▽

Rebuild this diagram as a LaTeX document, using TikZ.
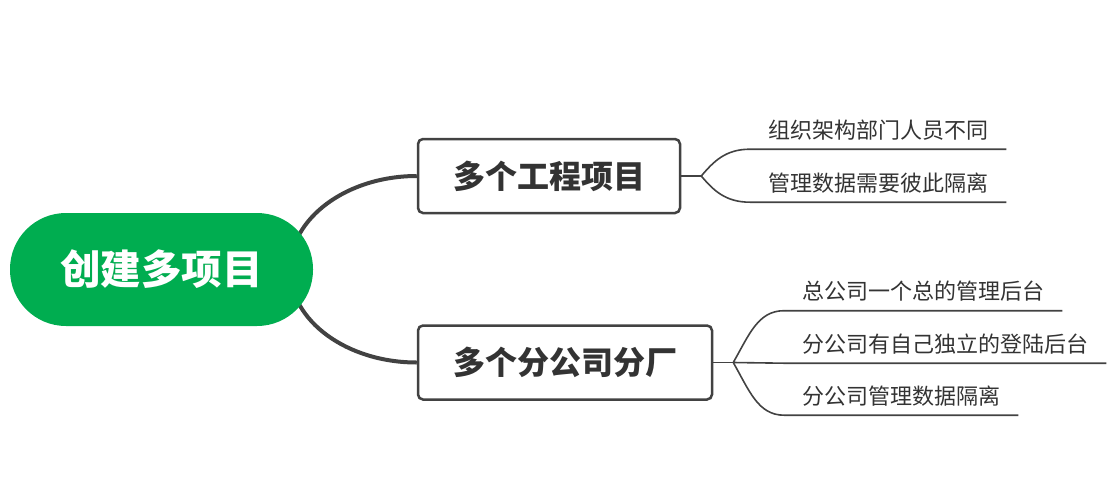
\documentclass[tikz,border=0pt]{standalone}
\usepackage{fontspec}
\newfontfamily\cjk{Noto Sans CJK SC}
\usetikzlibrary{calc,backgrounds}
\definecolor{rootgreen}{RGB}{0,173,80}
\definecolor{linegray}{RGB}{66,66,66}
\definecolor{txtgray}{RGB}{51,51,51}
\tikzset{
  rootnode/.style={fill=rootgreen, rounded corners=56pt, minimum width=303pt, minimum height=113pt,
    text=white, font=\cjk\bfseries\fontsize{40.5pt}{40.5pt}\selectfont, inner sep=0pt},
  mainbox/.style={draw=linegray, line width=2.5pt, rounded corners=5pt, fill=white,
    minimum height=74pt, text=txtgray, font=\cjk\bfseries\fontsize{32pt}{32pt}\selectfont, inner sep=0pt},
  leaf/.style={anchor=base west, text=txtgray, font=\cjk\fontsize{22pt}{22pt}\selectfont,
    inner xsep=18pt, inner ysep=0pt, text height=15pt, text depth=11pt},
  thickconn/.style={draw=linegray, line width=4pt},
  thinconn/.style={draw=linegray, line width=1.6pt},
}
\begin{document}
\begin{tikzpicture}[x=1pt,y=-1pt]
\useasboundingbox (0,0) rectangle (1115,485);
% root
\node[rootnode] (root) at (161.5,269.5) {创建多项目};
\coordinate (rc) at (290,269.5);
% main topics
\node[mainbox, minimum width=262pt] (b1) at (549,176) {多个工程项目};
\node[mainbox, minimum width=294pt] (b2) at (565,362.5) {多个分公司分厂};
% forks
\coordinate (f1) at ($(b1.east)+(20,0)$);
\coordinate (f2) at ($(b2.east)+(20,0)$);
% leaves
\node[leaf] (l11) at (750,138) {组织架构部门人员不同};
\node[leaf] (l12) at (750,191) {管理数据需要彼此隔离};
\node[leaf] (l21) at (784,299.5) {总公司一个总的管理后台};
\node[leaf] (l22) at (784,352) {分公司有自己独立的登陆后台};
\node[leaf] (l23) at (784,404) {分公司管理数据隔离};
\begin{scope}[on background layer]
  \draw[thickconn] (rc) .. controls (290,218) and (347,176) .. (b1.west);
  \draw[thickconn] (rc) .. controls (290,321) and (347,362.5) .. (b2.west);
\end{scope}
\draw[thinconn] (b1.east) -- (f1);
\draw[thinconn] (b2.east) -- (f2);
\draw[thinconn] (f1) .. controls ($(f1)+(12,-14)$) and ($(l11.south west)+(-25,0)$) .. (l11.south west) -- (l11.south east);
\draw[thinconn] (f1) .. controls ($(f1)+(12,14)$) and ($(l12.south west)+(-25,0)$) .. (l12.south west) -- (l12.south east);
\draw[thinconn] (f2) .. controls ($(f2)+(16,-28)$) and ($(l21.south west)+(-26,0)$) .. (l21.south west) -- (l21.south east);
\draw[thinconn] (f2) -- (l22.south west) -- (l22.south east);
\draw[thinconn] (f2) .. controls ($(f2)+(16,28)$) and ($(l23.south west)+(-26,0)$) .. (l23.south west) -- (l23.south east);
\end{tikzpicture}
\end{document}
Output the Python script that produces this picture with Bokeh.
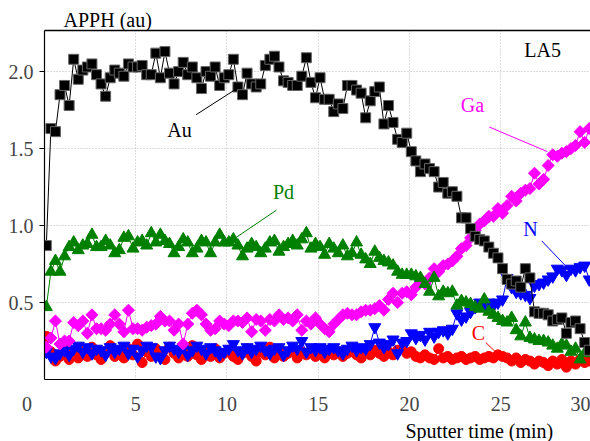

△

*Directions for this task:*
The entries above should be reproduced exactly, without their pictures.

*The result:*
Rebuild this diagram as a LaTeX document, using TikZ.
\documentclass[tikz,border=0pt]{standalone}
\usepackage{fontspec}
\newfontfamily\cjk{Noto Sans CJK SC}
\usetikzlibrary{calc,backgrounds}
\definecolor{rootgreen}{RGB}{0,173,80}
\definecolor{linegray}{RGB}{66,66,66}
\definecolor{txtgray}{RGB}{51,51,51}
\tikzset{
  rootnode/.style={fill=rootgreen, rounded corners=56pt, minimum width=303pt, minimum height=113pt,
    text=white, font=\cjk\bfseries\fontsize{40.5pt}{40.5pt}\selectfont, inner sep=0pt},
  mainbox/.style={draw=linegray, line width=2.5pt, rounded corners=5pt, fill=white,
    minimum height=74pt, text=txtgray, font=\cjk\bfseries\fontsize{32pt}{32pt}\selectfont, inner sep=0pt},
  leaf/.style={anchor=base west, text=txtgray, font=\cjk\fontsize{22pt}{22pt}\selectfont,
    inner xsep=18pt, inner ysep=0pt, text height=15pt, text depth=11pt},
  thickconn/.style={draw=linegray, line width=4pt},
  thinconn/.style={draw=linegray, line width=1.6pt},
}
\begin{document}
\begin{tikzpicture}[x=1pt,y=-1pt]
\useasboundingbox (0,0) rectangle (1115,485);
% root
\node[rootnode] (root) at (161.5,269.5) {创建多项目};
\coordinate (rc) at (290,269.5);
% main topics
\node[mainbox, minimum width=262pt] (b1) at (549,176) {多个工程项目};
\node[mainbox, minimum width=294pt] (b2) at (565,362.5) {多个分公司分厂};
% forks
\coordinate (f1) at ($(b1.east)+(20,0)$);
\coordinate (f2) at ($(b2.east)+(20,0)$);
% leaves
\node[leaf] (l11) at (750,138) {组织架构部门人员不同};
\node[leaf] (l12) at (750,191) {管理数据需要彼此隔离};
\node[leaf] (l21) at (784,299.5) {总公司一个总的管理后台};
\node[leaf] (l22) at (784,352) {分公司有自己独立的登陆后台};
\node[leaf] (l23) at (784,404) {分公司管理数据隔离};
\begin{scope}[on background layer]
  \draw[thickconn] (rc) .. controls (290,218) and (347,176) .. (b1.west);
  \draw[thickconn] (rc) .. controls (290,321) and (347,362.5) .. (b2.west);
\end{scope}
\draw[thinconn] (b1.east) -- (f1);
\draw[thinconn] (b2.east) -- (f2);
\draw[thinconn] (f1) .. controls ($(f1)+(12,-14)$) and ($(l11.south west)+(-25,0)$) .. (l11.south west) -- (l11.south east);
\draw[thinconn] (f1) .. controls ($(f1)+(12,14)$) and ($(l12.south west)+(-25,0)$) .. (l12.south west) -- (l12.south east);
\draw[thinconn] (f2) .. controls ($(f2)+(16,-28)$) and ($(l21.south west)+(-26,0)$) .. (l21.south west) -- (l21.south east);
\draw[thinconn] (f2) -- (l22.south west) -- (l22.south east);
\draw[thinconn] (f2) .. controls ($(f2)+(16,28)$) and ($(l23.south west)+(-26,0)$) .. (l23.south west) -- (l23.south east);
\end{tikzpicture}
\end{document}
Output the Python script that produces this picture with Bokeh.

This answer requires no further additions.